7/31/17: As not predicted by Anthony Scaramucci,
new White House Chief of Staff John F. Kelly fires Anthony Scaramucci. (See
7/28/17.)
____________________
“We’ll handle North Korea. We’ll be able to handle North Korea. It will be handled. We handle everything.”
President
Trump
____________________
A Rasmussen opinion poll has Trump’s approval rating at 39%, his disapproval rating at 61%. In Trumpistan, of course, this qualifies as “Fake News” because no one who voted for Trump likes it.
Again, those of us who possess semi-adequate reasoning skills might note: four days after Trump’s inauguration, Rasmussen was the one poll that had him rated most favorably: 57% approval, 43% disapproval.
A Gallup poll on July 31 also shows Trump down, 37%-59%.
In other words: more and more Americans are coming to realize Trump is the D.C. equivalent of the Wizard of Oz.
Speaking of frauds, during an afternoon
cabinet meeting, the president tells reporters not
to worry about North Korea. In his usual lucid fashion, he explains, “We’ll
handle North Korea. We’ll be able to handle North Korea. It will be handled. We
handle everything.”
Who says this man can’t handle complicated policy!
*
LAST, BUT DEFINITELY NOT LEAST, the Washington Post cites several sources aboard Air Force One when discussion turned to how to handle revelations about Don Jr.’s meeting with the Russian lawyer. Aides, the Post reports, wanted to release a truthful statement, to get out in front of the story.
No dice said the Liar-in-Chief.
Trump personally dictated a statement in which Trump Jr. said that he and the Russian lawyer had “primarily discussed a program about the adoption of Russian children” when they met in June 2016. This is according to multiple individuals with knowledge of the deliberations.
That false statement, issued to the New York Times as it prepared an article, emphasized that the subject of the meeting was “not a campaign issue at the time.”
According to the Post top advisers are worried that the president’s actions leave him vulnerable to allegations of a cover-up.
“This was…unnecessary,” said one of the
president’s advisers, who like most other people interviewed for this article
spoke on the condition of anonymity to discuss sensitive internal
deliberations. “Now someone can claim he’s the one who attempted to mislead. Somebody can argue the president is saying
he doesn’t want you to say the whole truth.”
Think Watergate.
BLOGGER’S NOTE (6/28/22): See: 7/7/18 for initial developments
related to the story, and 7/8/17 for the first denial. Also, keep in mind that
when Natalia Veselnitskaya, the Russian lawyer in the meeting was indicted on
unrelated charges, she fled to Russia. She’s never coming back. Unless Trump
gets reelected in 2024.
BLOGGER’S NOTE #2 (July 5, 2022): It’s fun to go back and look at what Trump first said about people he hired – and what he said after they realized he was in way over his head and offered up criticism. In the clip on North Korea, he predicts that General Kelly, “will go down, in terms of the position of chief-of-staff, as one of the greats ever.”

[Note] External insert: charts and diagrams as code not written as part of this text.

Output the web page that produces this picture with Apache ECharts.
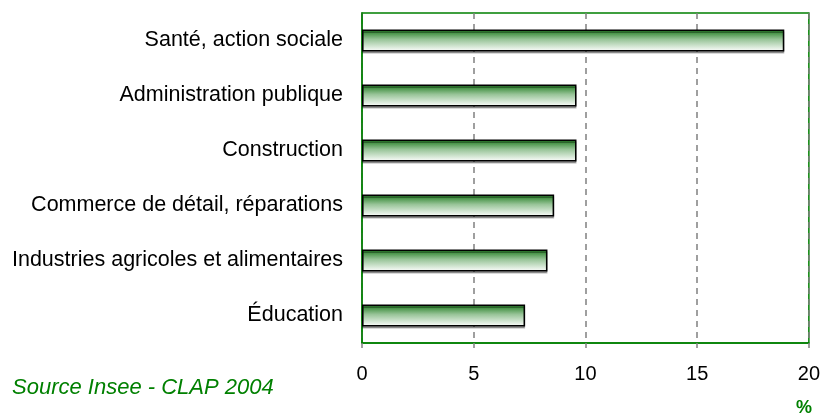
<!DOCTYPE html>
<html>
<head>
<meta charset="utf-8">
<script src="https://cdn.jsdelivr.net/npm/echarts@6/dist/echarts.min.js"></script>
<style>
  html, body { margin: 0; padding: 0; background: #fff; }
  #chart { width: 823px; height: 417px; }
</style>
</head>
<body>
<div id="chart"></div>
<script>
// categories listed bottom to top (category axis starts at the bottom)
const categories = [
  'Éducation',
  'Industries agricoles et alimentaires',
  'Commerce de détail, réparations',
  'Construction',
  'Administration publique',
  'Santé, action sociale'
]
const values = [7.3, 8.3, 8.6, 9.6, 9.6, 18.9]
const xTicks = [0, 5, 10, 15, 20]

const green = '#008000'
const font = '"Liberation Sans", Arial, sans-serif'

const chart = echarts.init(document.getElementById('chart'))

chart.setOption({
  animation: false,
  grid: {
    left: 362,
    right: 13,
    top: 13,
    bottom: 74,
    show: true,
    borderColor: green,
    borderWidth: 1.5,
    backgroundColor: 'transparent'
  },
  xAxis: {
    type: 'value',
    min: xTicks[0],
    max: xTicks[xTicks.length - 1],
    interval: 5,
    axisLine: { show: true, lineStyle: { color: green, width: 1.5 } },
    axisTick: { show: true, length: 5, lineStyle: { color: '#808080', width: 1.5 } },
    axisLabel: { color: '#000', fontFamily: font, fontSize: 20, margin: 21 },
    splitLine: {
      show: true,
      lineStyle: { color: '#808080', type: [6, 5], width: 1.5 }
    }
  },
  yAxis: {
    type: 'category',
    data: categories,
    axisLine: { show: true, lineStyle: { color: green, width: 1.5 } },
    axisTick: { show: false },
    axisLabel: { color: '#000', fontFamily: font, fontSize: 21.5, margin: 19 }
  },
  series: [{
    type: 'bar',
    data: values,
    barWidth: 22,
    itemStyle: {
      color: new echarts.graphic.LinearGradient(0, 0, 0, 1, [
        { offset: 0, color: '#1a781a' },
        { offset: 0.45, color: '#98c498' },
        { offset: 1, color: '#ffffff' }
      ]),
      borderColor: '#000',
      borderWidth: 1.5,
      shadowColor: 'rgba(0,0,0,0.3)',
      shadowOffsetY: 2,
      shadowBlur: 0
    }
  }],
  graphic: [
    {
      type: 'text',
      left: 12,
      top: 377,
      style: {
        text: 'Source Insee - CLAP 2004',
        fill: green,
        font: 'italic 22px ' + font
      }
    },
    {
      type: 'text',
      left: 796,
      top: 399,
      style: {
        text: '%',
        fill: green,
        font: 'bold 18px ' + font
      }
    }
  ]
})
</script>
</body>
</html>
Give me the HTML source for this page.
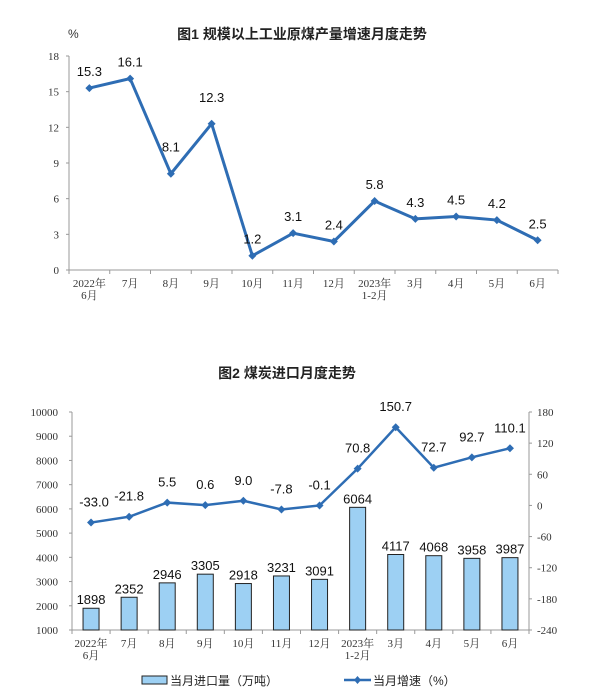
<!DOCTYPE html>
<html><head><meta charset="utf-8"><style>
body{margin:0;background:#fff;}
svg text{font-family:"Liberation Sans","Noto Sans CJK SC",sans-serif;}
.tk{font-family:"Liberation Serif","Noto Serif CJK SC",serif;font-size:11px;fill:#333;}
.vl{font-size:13px;fill:#111;}
</style></head><body>
<svg id="c" width="600" height="695" xmlns="http://www.w3.org/2000/svg">
<text x="302" y="39" text-anchor="middle" font-size="14" font-weight="bold" fill="#222">图1  规模以上工业原煤产量增速月度走势</text>
<text x="68" y="38" font-size="12" fill="#333">%</text>
<text x="287" y="378" text-anchor="middle" font-size="14" font-weight="bold" fill="#222">图2  煤炭进口月度走势</text>
<g id="g1"></g><g id="g2"></g>
<g>
<rect x="142" y="676" width="25" height="8" fill="#9DD0F3" stroke="#222" stroke-width="1"/>
<text x="170" y="685" font-size="12" fill="#222">当月进口量（万吨）</text>
<line x1="344" y1="680" x2="371" y2="680" stroke="#2E6DB4" stroke-width="2.5"/>
<path d="M357.5 676 L361 680 L357.5 684 L354 680Z" fill="#2E6DB4"/>
<text x="373" y="685" font-size="12" fill="#222">当月增速（%）</text>
</g>
</svg>
<script>
const cats1=[["2022年","6月"],["7月"],["8月"],["9月"],["10月"],["11月"],["12月"],["2023年","1-2月"],["3月"],["4月"],["5月"],["6月"]];
const growth1=[15.3,16.1,8.1,12.3,1.2,3.1,2.4,5.8,4.3,4.5,4.2,2.5];
const ticks1=[0,3,6,9,12,15,18];
const imports2=[1898,2352,2946,3305,2918,3231,3091,6064,4117,4068,3958,3987];
const growth2=[-33.0,-21.8,5.5,0.6,9.0,-7.8,-0.1,70.8,150.7,72.7,92.7,110.1];
const ticksL2=[1000,2000,3000,4000,5000,6000,7000,8000,9000,10000];
const ticksR2=[-240,-180,-120,-60,0,60,120,180];
const NS="http://www.w3.org/2000/svg";
function mk(p,t,a,txt){const e=document.createElementNS(NS,t);for(const k in a)e.setAttribute(k,a[k]);if(txt!=null)e.textContent=txt;p.appendChild(e);return e;}
function diamond(p,x,y,r){return mk(p,'path',{d:`M${x} ${y-r} L${x+r} ${y} L${x} ${y+r} L${x-r} ${y}Z`,fill:'#2E6DB4'});}
// chart 1
(function(){
const g=document.getElementById('g1');
const x0=69,x1=558,yB=270,yT=56,n=cats1.length,w=(x1-x0)/n;
const X=i=>x0+w*(i+0.5),Y=v=>yB-(v-0)/(18-0)*(yB-yT);
mk(g,'line',{x1:x0,y1:yT,x2:x0,y2:yB,stroke:'#999'});
mk(g,'line',{x1:x0,y1:yB,x2:x1,y2:yB,stroke:'#999'});
ticks1.forEach(t=>{const e=mk(g,'text',{x:x0-10,y:Y(t)+4,'text-anchor':'end',class:'tk'},t);mk(g,'line',{x1:x0-3,y1:Y(t),x2:x0,y2:Y(t),stroke:'#999'});});
for(let i=0;i<=n;i++)mk(g,'line',{x1:x0+w*i,y1:yB,x2:x0+w*i,y2:yB+4,stroke:'#999'});
cats1.forEach((c,i)=>c.forEach((s,j)=>{const e=mk(g,'text',{x:X(i),y:287+j*12,'text-anchor':'middle',class:'tk'},s);}));
const ln=mk(g,'polyline',{points:growth1.map((v,i)=>X(i)+','+Y(v)).join(' '),fill:'none',stroke:'#2E6DB4','stroke-width':3});

growth1.forEach((v,i)=>{const d=diamond(g,X(i),Y(v),4);
const off=(i==2||i==3)?22:12;
const t=mk(g,'text',{x:X(i),y:Y(v)-off,'text-anchor':'middle',class:'vl'},v.toFixed(1));});
})();
// chart 2
(function(){
const g=document.getElementById('g2');
const x0=72,x1=529,yB=630,yT=412,n=imports2.length,w=(x1-x0)/n;
const X=i=>x0+w*(i+0.5),YL=v=>yB-(v-1000)/(10000-1000)*(yB-yT),YR=v=>yB-(v+240)/420*(yB-yT);
mk(g,'line',{x1:x0,y1:yT,x2:x0,y2:yB,stroke:'#999'});
mk(g,'line',{x1:x1,y1:yT,x2:x1,y2:yB,stroke:'#999'});
mk(g,'line',{x1:x0,y1:yB,x2:x1,y2:yB,stroke:'#999'});
ticksL2.forEach(t=>{const e=mk(g,'text',{x:x0-14,y:YL(t)+4,'text-anchor':'end',class:'tk'},t);mk(g,'line',{x1:x0-3,y1:YL(t),x2:x0,y2:YL(t),stroke:'#999'});});
ticksR2.forEach(t=>{const e=mk(g,'text',{x:x1+8,y:YR(t)+4,class:'tk'},t);mk(g,'line',{x1:x1,y1:YR(t),x2:x1+3,y2:YR(t),stroke:'#999'});});
for(let i=0;i<=n;i++)mk(g,'line',{x1:x0+w*i,y1:yB,x2:x0+w*i,y2:yB+4,stroke:'#999'});
cats1.forEach((c,i)=>c.forEach((s,j)=>{const e=mk(g,'text',{x:X(i),y:647+j*12,'text-anchor':'middle',class:'tk'},s);}));
imports2.forEach((v,i)=>{const b=mk(g,'rect',{x:X(i)-8,y:YL(v),width:16,height:yB-YL(v),fill:'#9DD0F3',stroke:'#222','stroke-width':1});
const t=mk(g,'text',{x:X(i),y:YL(v)-4,'text-anchor':'middle',class:'vl'},v);});
const ln=mk(g,'polyline',{points:growth2.map((v,i)=>X(i)+','+YR(v)).join(' '),fill:'none',stroke:'#2E6DB4','stroke-width':2.5});

growth2.forEach((v,i)=>{const d=diamond(g,X(i),YR(v),4);
const t=mk(g,'text',{x:X(i)+(i==0?3:0),y:YR(v)-16,'text-anchor':'middle',class:'vl'},v.toFixed(1));});
})();
</script>
</body></html>
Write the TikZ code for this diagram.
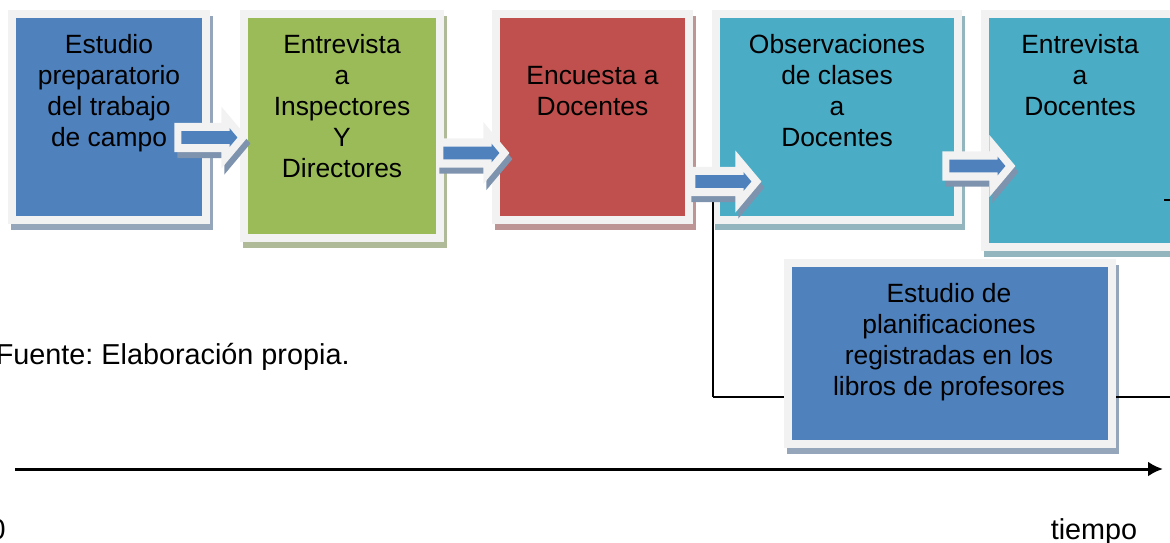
\documentclass[tikz,border=0pt]{standalone}
\usepackage{fontspec}
\setmainfont{Liberation Sans}
\usetikzlibrary{shapes.arrows,shadows,arrows.meta,positioning}
\definecolor{boxblue}{HTML}{4F81BD}
\definecolor{boxgreen}{HTML}{9BBB59}
\definecolor{boxred}{HTML}{C0504D}
\definecolor{boxteal}{HTML}{4BACC6}
\definecolor{rim}{HTML}{F2F2F2}

\begin{document}
\begin{tikzpicture}[%
    x=0.5pt, y=-0.5pt,
    font=\fontsize{13.2}{15.5}\selectfont,
    stage/.style={%
        draw=rim,
        line width=4pt,
        fill=#1,
        drop shadow={shadow xshift=1.5pt, shadow yshift=-3pt,
            fill=#1!50!gray!70!white, draw=#1!50!gray!70!white, opacity=1},
    },
    lbl/.style={%
        anchor=north,
        inner sep=0pt,
        align=center,
    },
    note/.style={%
        inner sep=0pt,
        font=\fontsize{14.4}{17}\selectfont\frenchspacing,
    },
    outarrow/.style={%
        single arrow,
        fill=rim,
        anchor=tail,
        minimum height=36.5pt,
        minimum width=31pt,
        inner xsep=0pt, inner ysep=7pt,
        single arrow head extend=8pt,
        single arrow tip angle=100,
        drop shadow={shadow xshift=1.5pt, shadow yshift=-3pt,
            fill=boxblue!50!gray!85!white, opacity=1},
    },
    inarrow/.style={%
        single arrow,
        fill=boxblue,
        minimum height=28pt,
        minimum width=9pt,
        inner xsep=0pt, inner ysep=3pt,
        single arrow head extend=1.5pt,
        single arrow tip angle=100,
    },
]
\useasboundingbox (0,0) rectangle (1170,542);

    % stages
    \node[stage=boxblue,  minimum width=97pt,  minimum height=103pt]   (b1) at (109,117) {};
    \node[stage=boxgreen, minimum width=98pt,  minimum height=112pt]   (b2) at (342,126) {};
    \node[stage=boxred,   minimum width=96.5pt, minimum height=103pt]  (b3) at (592.5,117) {};
    \node[stage=boxteal,  minimum width=121pt, minimum height=103pt]   (b4) at (837,117) {};
    \node[stage=boxteal,  minimum width=95pt,  minimum height=116.5pt] (b5) at (1080,130.5) {};

    \coordinate (c1) at (713,196);
    \coordinate (j1) at (713,397);
    \coordinate (e1) at (1172,397);
    \draw[line width=0.8pt] (c1) -- (j1);

    \node[stage=boxblue, minimum width=162pt, minimum height=90.5pt] (b6) at (950,353.5) {};
    \draw[line width=0.8pt] (j1) -- (j1 -| b6.west);
    \draw[line width=0.8pt] (j1 -| b6.east) -- (e1);

    \coordinate (e2) at (1164,200);
    \draw[line width=0.8pt] (e2) -- ++(10,0);

    \node[lbl] (t1) at (109,34)    {Estudio\\preparatorio\\del trabajo\\de campo};
    \node[lbl] (t2) at (342,34)    {Entrevista\\a\\Inspectores\\Y\\Directores};
    \node[lbl] (t3) at (592.5,66)  {Encuesta a\\Docentes};
    \node[lbl] (t4) at (837,34)    {Observaciones\\de clases\\a\\Docentes};
    \node[lbl] (t5) at (1080,34)   {Entrevista\\a\\Docentes};
    \node[lbl] (t6) at (949,283)   {Estudio de\\planificaciones\\registradas en los\\libros de profesores};

    % block arrows between stages
    \foreach \n/\xa/\ya in {1/174/137.5, 2/436/153, 3/688/181.5, 4/942/166}{%
        \node[outarrow] (a\n) at (\xa,\ya) {};
        \node[inarrow, right=3.5pt of a\n.tail, anchor=tail] (ai\n) {};
    }

    % time axis
    \coordinate (t0) at (15,469);
    \coordinate (tn) at (1163,469);
    \draw[line width=1.5pt, -{Latex[length=7.5pt, width=7.5pt]}] (t0) -- (tn);

    \node[note, anchor=base east] (src) at (350,364) {Fuente: Elaboración propia.};
    \node[note, anchor=base east] (zero) at (6,539) {0};
    \node[note, anchor=base] (tlbl) at (1094,539) {tiempo};
\end{tikzpicture}
\end{document}
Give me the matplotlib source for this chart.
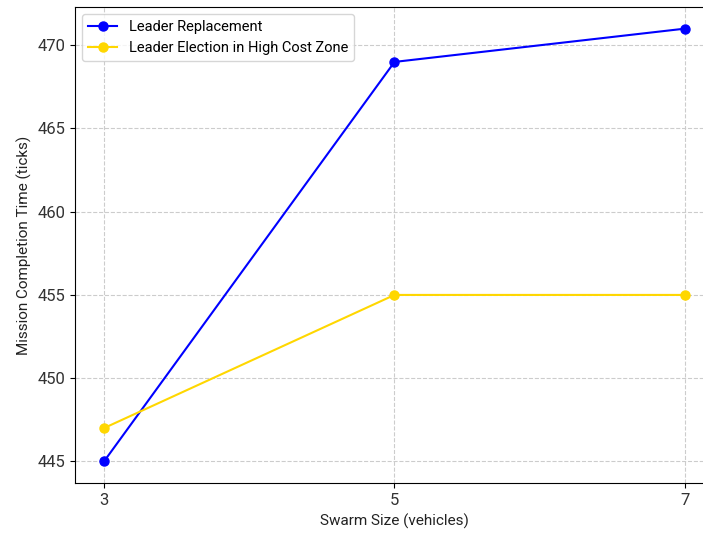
import matplotlib
matplotlib.use("Agg")
import matplotlib.pyplot as plt

swarm_sizes = [3, 5, 7]
leader_replacement = [445, 469, 471]
leader_election_high_cost = [447, 455, 455]

plt.rcParams['font.family'] = ['Roboto', 'DejaVu Sans']

fig = plt.figure(figsize=(7.03, 5.34), dpi=100)
ax = fig.add_axes([75 / 703, 51 / 534, 639 / 703, 476 / 534])

ax.plot(swarm_sizes, leader_replacement, marker='o', color='#0000ff',
        linewidth=1.5, markersize=6.5, label='Leader Replacement')
ax.plot(swarm_sizes, leader_election_high_cost, marker='o', color='#ffd700',
        linewidth=1.5, markersize=6.5, label='Leader Election in High Cost Zone')

ax.set_xticks(swarm_sizes)
ax.set_xlabel('Swarm Size (vehicles)', fontsize=11, color='#222222')
ax.set_ylabel('Mission Completion Time (ticks)', fontsize=11, color='#222222')
ax.tick_params(labelsize=12, labelcolor='#333333')
ax.grid(True, linestyle='--', color='#cccccc', linewidth=0.8)
ax.legend(loc='upper left', fontsize=10.5)

fig.savefig('out.png', dpi=100)
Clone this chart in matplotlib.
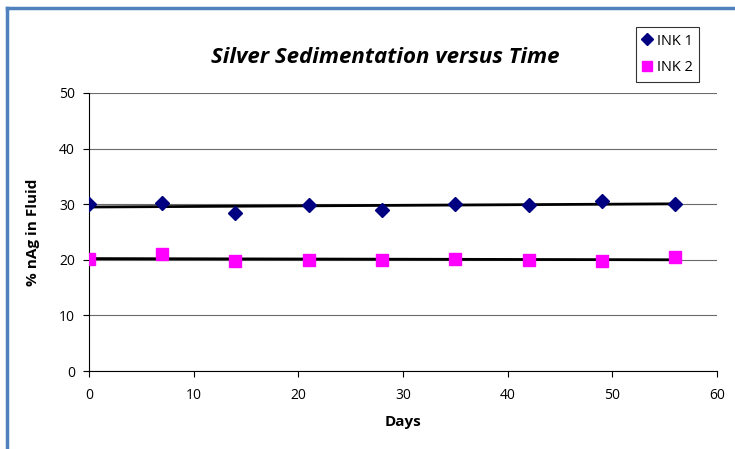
import matplotlib
matplotlib.use('Agg')
import matplotlib.pyplot as plt
import numpy as np
from matplotlib.lines import Line2D

days = [0, 7, 14, 21, 28, 35, 42, 49, 56]
ink1 = [30.0, 30.2, 28.4, 29.9, 29.0, 30.0, 29.9, 30.6, 30.0]
ink2 = [20.1, 21.0, 19.8, 19.9, 19.9, 20.1, 19.9, 19.8, 20.5]

plt.rcParams['font.family'] = ['Open Sans', 'DejaVu Sans']

fig = plt.figure(figsize=(7.35, 4.49), dpi=100)
ax = fig.add_axes([0.121, 0.1737, 0.8545, 0.6192])

# outer chart border (left and top edges only)
border = '#4F81BD'
fig.add_artist(Line2D([0.0095, 0.0095], [0, 0.982], color=border, lw=2.5, transform=fig.transFigure))
fig.add_artist(Line2D([0.0095, 1.0], [0.982, 0.982], color=border, lw=2.5, transform=fig.transFigure))

ax.grid(axis='y', color='#6a6a6a', lw=0.8)
ax.set_axisbelow(True)

x = np.array(days)
for vals in (ink1, ink2):
    k, b = np.polyfit(x, vals, 1)
    ax.plot(x, k * x + b, color='black', lw=2, zorder=2)

ax.plot(days, ink1, linestyle='none', marker='D', ms=7, color='#000080', label='INK 1', zorder=3)
ax.plot(days, ink2, linestyle='none', marker='s', ms=9, color='#FF00FF', label='INK 2', zorder=3)

ax.set_xlim(0, 60)
ax.set_ylim(0, 50)
ax.set_xticks(range(0, 61, 10))
ax.set_yticks(range(0, 51, 10))
ax.tick_params(direction='out', length=4, labelsize=10, colors='black', pad=6)
ax.tick_params(axis='x', pad=8)
for s in ('top', 'right'):
    ax.spines[s].set_visible(False)
for s in ('left', 'bottom'):
    ax.spines[s].set_linewidth(0.8)

ax.set_xlabel('Days', fontsize=11, fontweight='bold', labelpad=9)
ax.set_ylabel('% nAg in Fluid', fontsize=11, fontweight='bold', labelpad=14)

fig.text(0.524, 0.873, 'Silver Sedimentation versus Time', fontsize=16,
         fontweight='bold', fontstyle='italic', ha='center', va='center')

leg = fig.legend(loc='upper left', bbox_to_anchor=(0.865, 0.94), frameon=True,
                 fancybox=False, edgecolor='black', fontsize=10.5, handlelength=0.7,
                 handletextpad=0.3, borderpad=0.45, borderaxespad=0,
                 labelspacing=0.8, markerscale=0.85)
leg.get_frame().set_linewidth(0.8)

fig.savefig('out.png', dpi=100)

Honorable men and women, like Gen. Kelly soon ran afoul
of a boss with no other guiding principle than self-interest.
After Gen. Kelly stepped
down from his post, Press Secretary Stephanie Grisham went to bat for the
president. “I worked with John Kelly,” she told reporters,
“and he was totally unequipped to handle the genius of our great President.”
(See: 10/26/19.)
Gen. Kelly spoke up again during Trump’s first impeachment,
defending Lt. Col. Alexander Vindman, who had testified that the president
placed personal interest ahead of U.S. national security, in demanding Ukraine
investigate the Biden family. We teach young officers “to always tell the truth, to tell truth
to power,” Kelly said. Col. Vindman “ did
exactly what we teach them to do from cradle to grave.”
When Vindman heard Trump tell
President Zelensky he wanted to see the Biden family investigated, that was like
hearing “an illegal order.” “We teach them, ‘Don’t follow an illegal order. And
if you’re ever given one, you’ll raise it to whoever gives it to you that this
is an illegal order, and then tell your boss.’”
Now it was Kelly’s turn to face President Trump’s
wrath. “When I terminated John Kelly, which I couldn’t do fast enough, he knew
full well that he was way over his head. Being Chief of Staff just wasn’t for
him,” the president tweeted. Kelly, he continued, “came
in with a bang, went out with a whimper, but like so many X’s, he misses the
action & just can’t keep his mouth shut, which he actually has a military
and legal obligation to do.”
It’s interesting to note that the president
claims he couldn’t get rid of the general “fast enough.” Kelly took the White
House job on July 31, 2017. He remained in his position until January 2, 2019. None of Trump’s three other chiefs-of-staff (Reince Priebus, Mick
Mulvaney, and Mark Meadows) lasted even a year. (See: 2/13/20.)